O que o doutor Durão Barroso precisa é defender a sua própria reputação pessoal, proteger a credibilidade das medidas severas que por aí vêm, dar uma coerência global às suas políticas e garantir a sustentabilidade social dos sacrifícios que vai pedir. E, já agora, dar o seu contributo à regeneração da imagem geral da classe política.

O que se espera do primeiro-ministro e da sua equipa, quer nas soluções instantâneas e de urgência, quer nas decisões de alcance a médio e longo prazo, é que evite a tentação de se dirigir a um "país que está de tanga" - na expressão ontem usada por Durão Barroso no Parlamento - com justificações "da tanga".

Exige-se coragem para aplicar um programa de austeridade imediata - e o anunciado aumento do IVA é um sinal de que medidas de excepção vão mesmo ser adoptadas para atacar uma situação de excepção.

Mas também se espera que estas medidas de excepção não sejam, todas elas, indiscriminadas, por serem as menos dolorosas, as mais fáceis e as mais óbvias (como é o caso do IVA).

Tal implica firmeza, diante da agitação que se vai generalizar a corporações fortes e com acesso aos "media", pois já ouvimos os sindicatos a dizer que não querem ser o "bode expiatório" da crise, os autarcas a recusarem transformar-se nos "bombos da festa", etc., etc., etc. Ou seja, se toda a gente já entende a necessidade abstracta dos sacrifícios, que ninguém espere por um único voluntário disposto a aceitar que esse sacrifício seja seu.

É isto que se espera daqueles que assumem a responsabilidade de conduzir os destinos do país. E os destinos nacionais nunca são ditados pelo somatório dos interesses específicos e do "statu quo" de cada um e de todos os sectores e grupos organizados.

No debate parlamentar de ontem, a ministra das Finanças conseguiu fazer uma distinção fundamental entre aquilo que é preciso fazer já - o tal programa de emergência para reparar as avarias orçamentais - e aquilo que é necessário para resolver os problemas de fundo.

Na administração pública, o princípio da responsabilização. Avançar com experiências-piloto, onde o mérito e a produtividade são premiados, e o desleixo e a incapacidade severamente castigados. Introduzir o conceito de contratos individuais e de aumentos diferenciados na função pública. Criar mobilidade de recursos humanos dentro da administração pública. Recompensar quem cumpre orçamentos e punir aqueles que desperdiçam recursos.

Nada disto tem a ver com orçamentos rectificativos, nem com medidas avulso para apagar os fogos que estão acesos.

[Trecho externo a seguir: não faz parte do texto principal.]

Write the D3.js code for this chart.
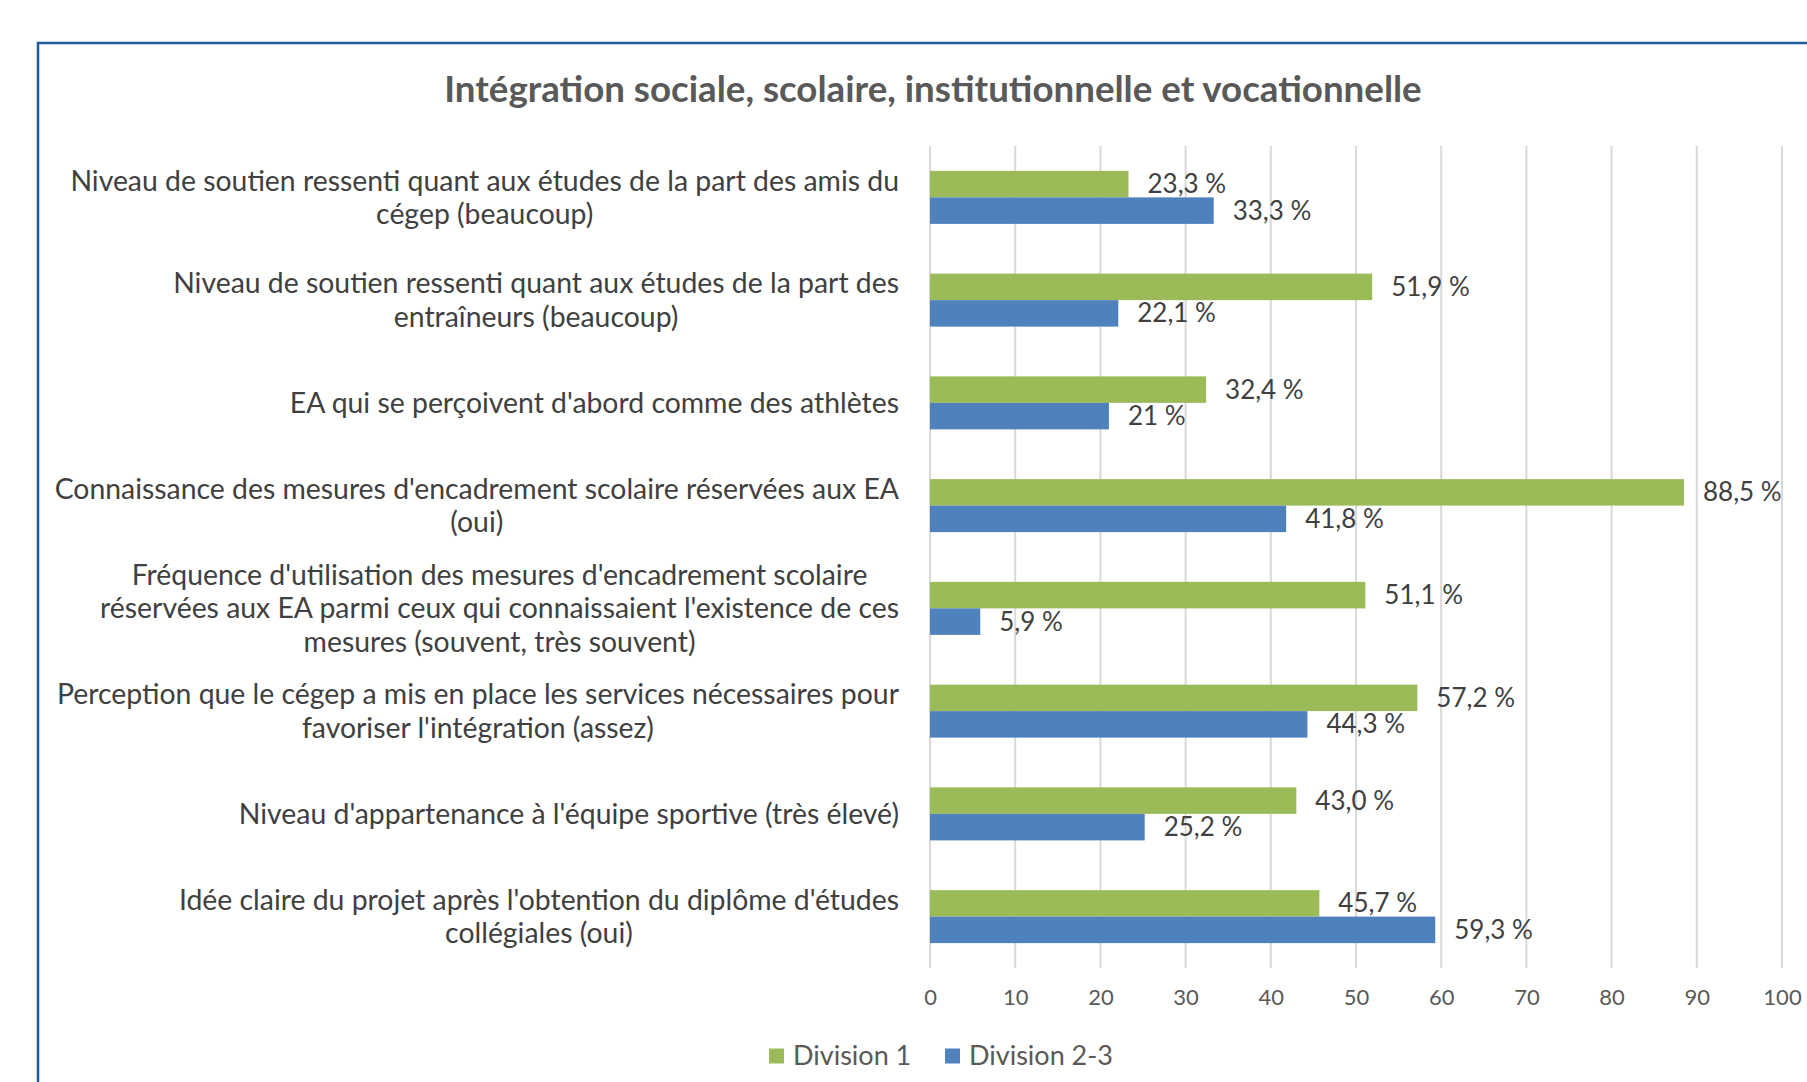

Não se pede resultados a curto prazo, mas este é o caminho obrigatório para fazer a reforma das reformas, que é retirar ao Estado a sua enorme capacidade de dificultar a vida ao cidadão, à empresas, ao mercado, enfim, ao país.

As contas públicas, a par do défice externo, mais não são do que a expressão mais grave daquela ideia, absolutamente correcta, de que o país viveu acima das suas possibilidades durante a formidável leviandade do guterrismo.

O país precisa, um dia, provavelmente só dentro de dois anos, de libertar-se deste pesadelo orçamental. Mas, até esse dia, os seus problemas não vão nascer e morrer todos na questão financeira.

A questão financeira constitui uma restrição forte. É dentro desta restrição que o Governo tem de lançar as reformas, atacar os focos de resistência às mudanças, enquadrar problema da competitividade económica, melhorar as funções sociais do Estado.

Em nome da estabilidade política, fez-se uma coligação governamental. Que ela sirva para algo de útil. O Programa de Governo é um bom ponto de partida, uma luz que se acende no escuro. Desejamos que seja o fim do túnel e não um comboio que se aproxima a grande velocidade.